Water for People embraces collaboration so much it is written into its mission. The Denver, Colorado-based nonprofit “works with people and partners to develop innovative and long-lasting solutions to the water, sanitation, and hygiene problems in the developing world.” By working with local, community-based organizations and individuals, Water for People creates lasting solutions that can be supported by local role-players who were involved in every step of the process.

Teach for America, an education nonprofit, is built on a collaborative network of new college graduates who commit to teach for two years in underserved schools in 46 regions across the United States. Corps members improve their effectiveness through collaboration by sharing successful classroom strategies, participating in ongoing professional development, and refining teaching strategies. As many as 63 percent of corps members continue to serve as lifelong leaders after their two-year tenure is over, working to expand educational opportunities for all children.

Collaboration allows us to act collectively, pooling resources and talents to solve problems far too big for any one of us to solve alone. And if human interaction is the vehicle for innovation, technology is the accelerator.

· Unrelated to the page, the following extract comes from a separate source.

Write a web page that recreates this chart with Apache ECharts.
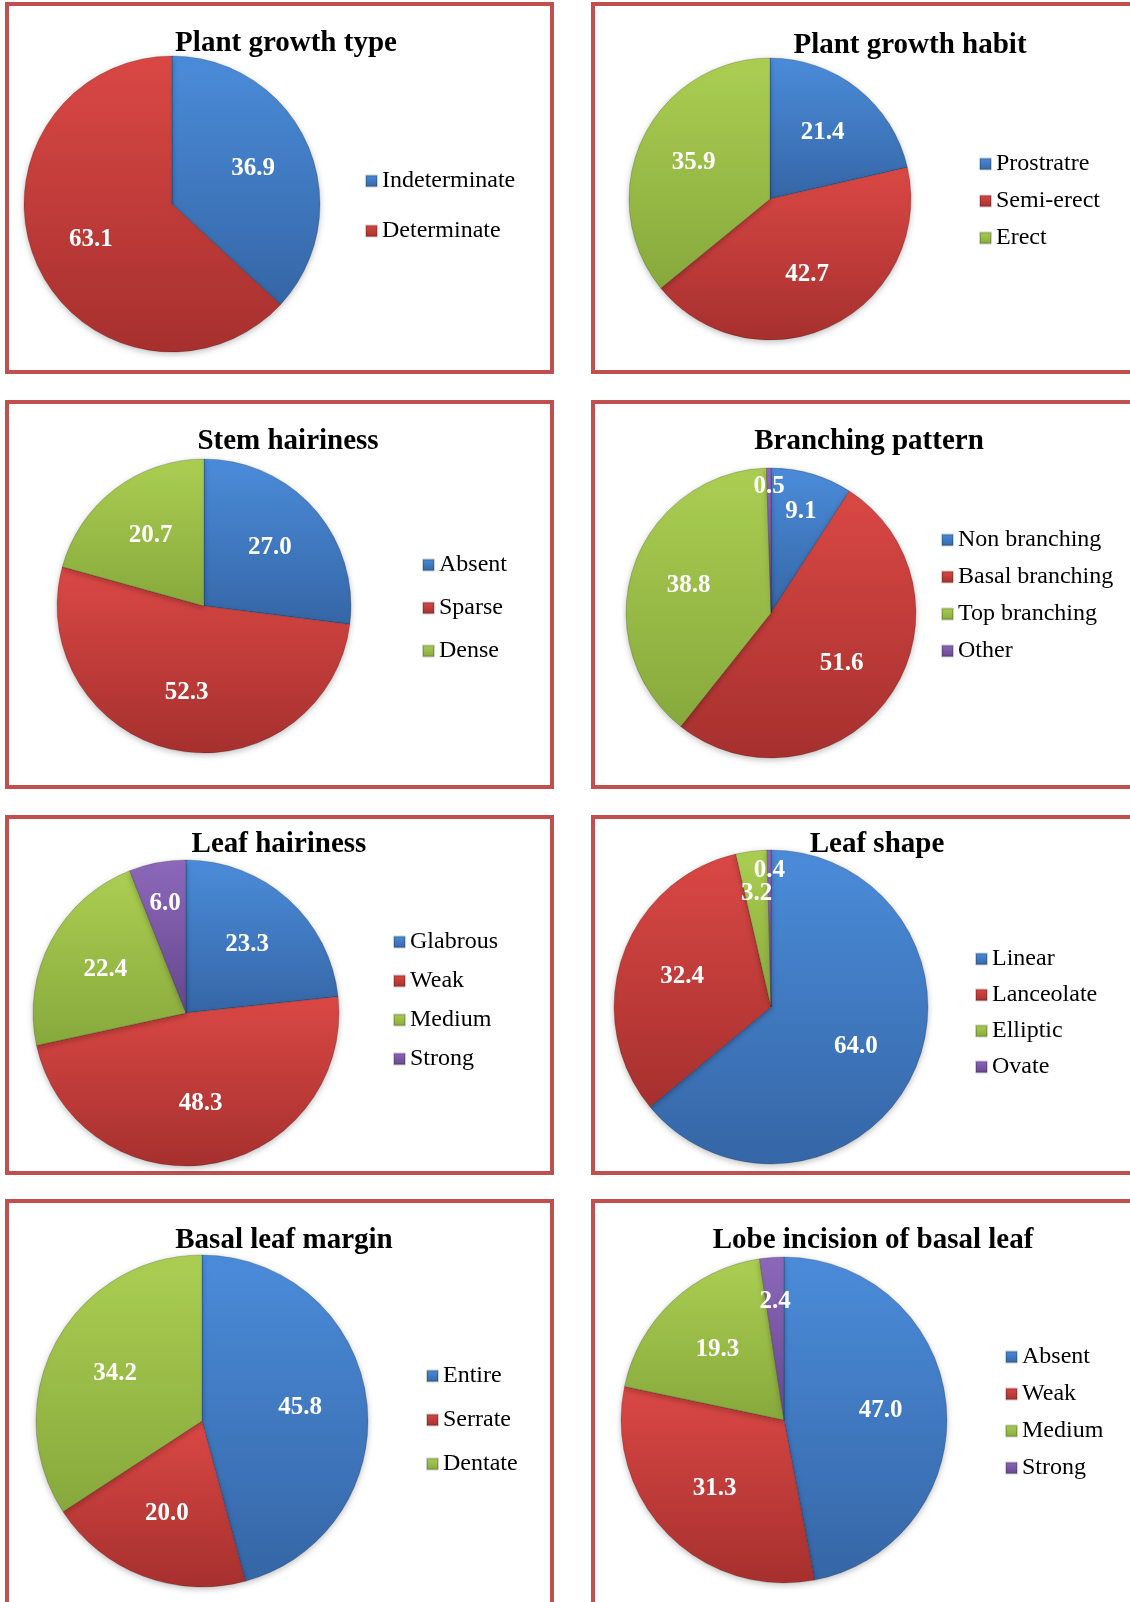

Technology enables collaboration and innovation to happen on a global scale. I believe that if you give an NGO a technology infrastructure that supports collaboration, you can accelerate their time to impact.

Teach for America has done it. By standardizing networking infrastructure and adopting technologies like videoconferencing, its staff has reduced operating costs, cut down on travel expenses, and grown. Through technology-enabled training, collaboration, and recruitment, its corps has grown 150 percent—from 4000 corps members in 2008 to more than 10,000 in 2012. These teachers are reaching more than 750,000 students, 80 percent of whom are from low-income communities.

Building on its relationships throughout the developing world, Water for People partnered with Akvo to develop an Internet-based system for collecting, analyzing, and reporting data on water and sanitation projects. Organizations are now using this tool to provide accountability and transparency to donors and the public, along with analytical tools for data-driven decision-making.

And NetHope has created an online space where staff from member organizations can collaborate with each other and with corporate partners about cloud computing technologies that could help them reduce costs and increase efficiency. They can learn from their peers about what technologies work in certain situations and access expertise and products they might not otherwise have the resources to implement.

Our survey participants described collaboration as “Two or more people working toward a shared goal that might be out of their reach as individuals.” This statement shows that the power of human interaction applies not just to the business world but to social causes as well.

What has your organization found are the ingredients for successful collaboration?